郑少卿按捺住砰砰直跳的心,恨不得一步跨进家门,见到自己的老父亲还有自己那日思夜想的老娘。
远远地,他看见家门口有一个佝偻的身影在蠕动着。那就是自己的娘!是娘在家门口的菜畦里施肥除草。
很少流泪的郑少卿再也抑制不住自己的感情,几个箭步就跑到了娘的面前。
“娘!”
郑少卿亲亲地、重重地喊了一声娘后,噗通一下跪在了娘的面前。
娘被突如其来的声音惊得一下子回不过神来,定了定眼睛,方才看到是自己日思夜想的儿子回来了,忙扔下手中的?头,抚摸起跪在地上的郑少卿来,嘴里喃喃着,“回来就好,回来就好,你爹可想你咧。。。。。。”

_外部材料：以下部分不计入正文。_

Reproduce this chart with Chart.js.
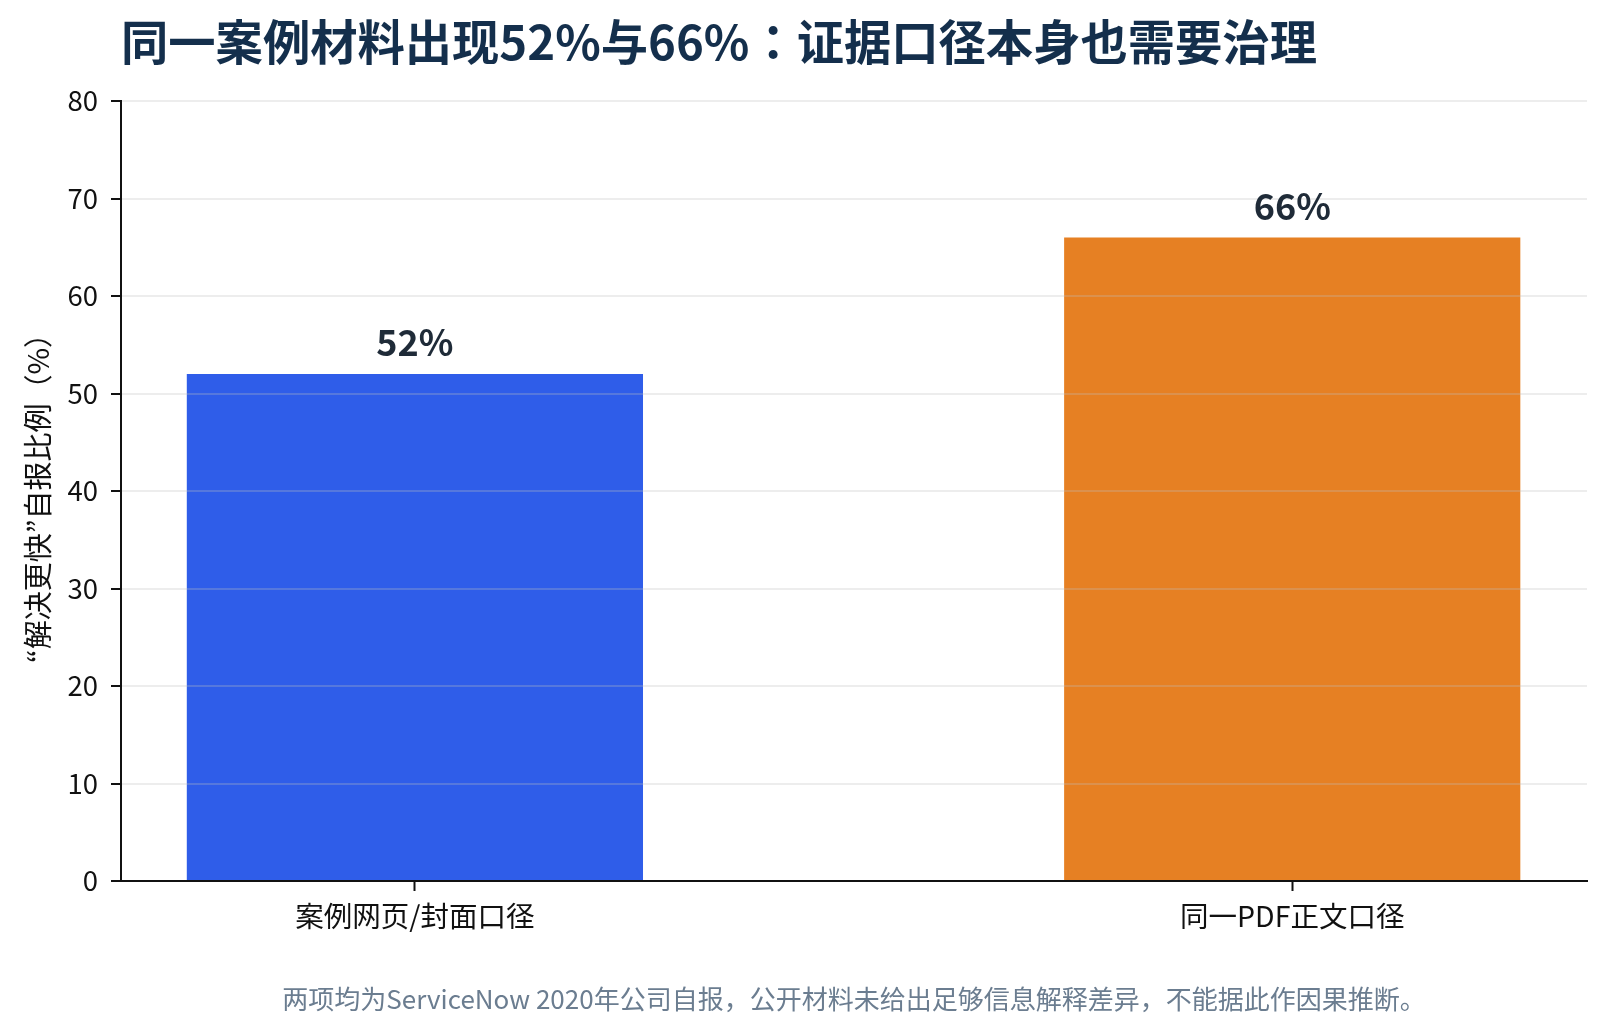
<!DOCTYPE html>
<html>
<head>
<meta charset="utf-8">
<script src="https://cdn.jsdelivr.net/npm/chart.js@4.4.1/dist/chart.umd.min.js"></script>
<style>
  html, body { margin: 0; padding: 0; background: #fff; }
  #wrap { position: relative; width: 1608px; height: 1036px; }
  #title {
    position: absolute; left: 121px; top: 16px;
    font: bold 47.3px/47px "Noto Sans CJK JP"; color: #142f4c; white-space: nowrap;
  }
  #note {
    position: absolute; left: 854px; top: 985px; transform: translateX(-50%);
    font: 26px/26px "Noto Sans CJK JP"; color: #6b7d90; white-space: nowrap;
  }
</style>
</head>
<body>
<div id="wrap">
  <canvas id="myChart"></canvas>
  <div id="title">同一案例材料出现52%与66%：证据口径本身也需要治理</div>
  <div id="note">两项均为ServiceNow 2020年公司自报，公开材料未给出足够信息解释差异，不能据此作因果推断。</div>
</div>
<script>
const categories = ['案例网页/封面口径', '同一PDF正文口径'];
const values = [52, 66];
const barColors = ['#2f5de9', '#e68023'];
const yTicks = [0, 10, 20, 30, 40, 50, 60, 70, 80];

Chart.defaults.font.family = '"Noto Sans CJK JP"';

// подписи над столбцами
const valueLabels = {
  id: 'valueLabels',
  afterDraw(chart) {
    const ctx = chart.ctx;
    const meta = chart.getDatasetMeta(0);
    ctx.save();
    ctx.font = 'bold 36px "Noto Sans CJK JP"';
    ctx.fillStyle = '#1f2b38';
    ctx.textAlign = 'center';
    ctx.textBaseline = 'alphabetic';
    meta.data.forEach((bar, i) => {
      ctx.fillText(values[i] + '%', bar.x, bar.y - 18);
    });
    ctx.restore();
  }
};

const ctx = document.getElementById('myChart');

new Chart(ctx, {
  type: 'bar',
  data: {
    datasets: [{
      data: values.map((v, i) => ({ x: i, y: v })),
      backgroundColor: barColors,
      borderWidth: 0,
      categoryPercentage: 1,
      barPercentage: 0.52
    }]
  },
  plugins: [valueLabels],
  options: {
    responsive: true,
    maintainAspectRatio: false,
    animation: false,
    layout: { padding: { left: 0, right: 21, top: 101, bottom: 75 } },
    plugins: {
      legend: { display: false },
      tooltip: { enabled: false }
    },
    scales: {
      x: {
        type: 'linear',
        min: -0.335,
        max: 1.336,
        offset: false,
        afterBuildTicks: (scale) => { scale.ticks = categories.map((c, i) => ({ value: i })); },
        afterFit: (scale) => { scale.height = 80; },
        ticks: {
          callback: (v) => categories[v],
          autoSkip: false,
          maxRotation: 0,
          padding: 8,
          font: { size: 28.5 },
          color: '#111111'
        },
        grid: {
          offset: false,
          drawOnChartArea: false,
          drawTicks: true,
          tickLength: 10,
          tickColor: '#111111',
          tickWidth: 2
        },
        border: { display: true, color: '#111111', width: 2, z: 2 }
      },
      y: {
        min: 0,
        max: 80,
        z: 1,
        afterBuildTicks: (scale) => { scale.ticks = yTicks.map(v => ({ value: v })); },
        afterFit: (scale) => { scale.width = 121; },
        ticks: {
          padding: 13,
          font: { size: 27.5 },
          color: '#111111'
        },
        grid: {
          z: 1,
          color: 'rgba(190,190,190,0.28)',
          lineWidth: 2,
          drawTicks: true,
          tickLength: 10,
          tickColor: '#111111',
          tickWidth: 2
        },
        border: { display: true, color: '#111111', width: 2, z: 2 },
        title: {
          display: true,
          text: '“解决更快”自报比例（%）',
          font: { size: 29 },
          color: '#111111',
          padding: { top: 21, bottom: 0 }
        }
      }
    }
  }
});
</script>
</body>
</html>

由于兴奋,郑少卿的老娘也禁不住老泪纵横,“儿哇,在外这一年多,没少吃了苦吧,也没少受了罪吧。。。。。。”
郑少卿没有正面回答娘的问题,他竭力装得很轻松的样子,忙不迭地对娘说,“娘,您就放心吧,我这不是活得好好的吗。您看,我把谁给您带回来了?”
刚才,郑少卿的娘光顾了高兴得跟儿子嘘寒问暖,由于上了岁数,加上眼神不好使,没有发现儿子还带回来一个人就站在不远处。
郑少卿一把拉过韩洁茹,对娘说,“娘,这就是您未来的儿媳妇洁茹啊!”
韩洁茹大大方方而又略显羞涩地喊了声“伯母”。
郑少卿对韩洁茹说,“不能叫伯母,你得和我一样,喊娘!”
韩洁茹不由得白了郑少卿一眼,紧接着噗嗤一声笑了。郑少卿也笑了。郑少卿的老娘笑得更是满脸开满了菊花,乐得合不拢嘴,一个劲地催促着他们往家赶。
堂屋里,咳嗽不止的老爹正躺在床上,床头挂着输液瓶,大姐寒梅坐在床边陪着老爹说着话,正念叨着,郑少卿就进了堂屋。
“爹!”
郑少卿跪在了老爹的床头,双手紧紧地握住老爹那双干枯了的手,面对眼窝深陷、没有光泽、咳嗽不止的老爹,郑少卿的心里刀搅一般。久病床前,他恨不得自己能够替代老爹去承受疾病和痛苦的折磨。
见到千里之外的儿子终于回来了,而且此刻就在自己的身边,郑少卿的老爹脸上舒展开了一丝难得的笑容,嘴唇蠕动着,气若游丝地说,“回来就好,回来就好。。。。。。”